La velocidad del caudal de un río determina las características físicas del lecho y su capacidad de erosión. Cuanto más fuerte y rápida es la corriente, mayores son los fragmentos de piedra que puede arrastrar. En estas condiciones, el río es capaz de excavar el terreno con mayor facilidad, sobre todo cuando cruza por estratos minerales más blandos, produciendo a menudo el característico valle fluvial en forma de V.
Otro tipo de corriente de agua, en este caso, en estado sólido, también tiene una gran importancia como agente erosivo: se trata de los glaciares. Estos auténticos ríos de hielo ejercen una formidable presión sobre los terrenos por los que discurren, desgajando rocas y guijarros, que son arrastrados por la lengua de hielo y que, a su vez, arañan las rocas más compactas. Los paisajes alpinos, con montes cortados en profundas aristas y valles con forma de U, son característicos de la acción de los glaciares, al igual que el paisaje de fiordos típico de la península escandinava.
En todos los mecanismos erosivos anteriores se ha hablado de procesos que duran miles e, incluso, millones de años. Los diversos paisajes que componen la superficie terrestre son obra del paso detenido y paciente del tiempo.
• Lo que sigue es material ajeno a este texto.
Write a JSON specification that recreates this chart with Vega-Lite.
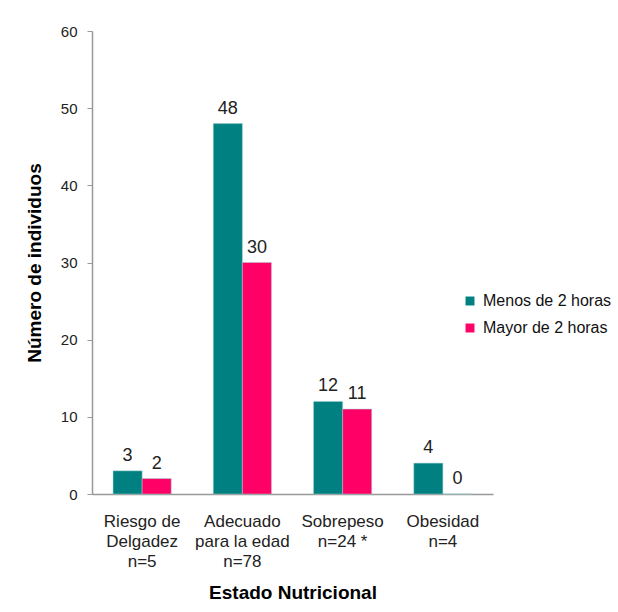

Sin embargo, recientemente se ha venido a sumar un agente erosivo desconocido en la historia geológica de la Tierra: el hombre.
La actividad humana ha alterado en gran manera los procesos naturales, de forma que en unos pocos miles de años –un periodo ínfimo a escala geológica- hemos sido capaces de alterar paisajes con una energía destructiva mayor que la de cualquier agente erosivo natural. La alteración de la cubierta vegetal por culpa de la sobreexplotación agrícola e industrial, unida a los efectos de la contaminación y de la lluvia ácida hacen que el proceso de desertización haya aumentado peligrosamente en tan sólo unas décadas.
Con todo, la erosión, como las otras fuerzas generadoras del paisaje, lleva actuando desde hace miles de millones de años y lo continuará haciendo miles de millones de años después de que la especie humana haya desaparecido de la Tierra. Quizá, después de todo, nuestra influencia no sea más que una pequeña muesca en esa escultura eternamente inacabada que es nuestro planeta.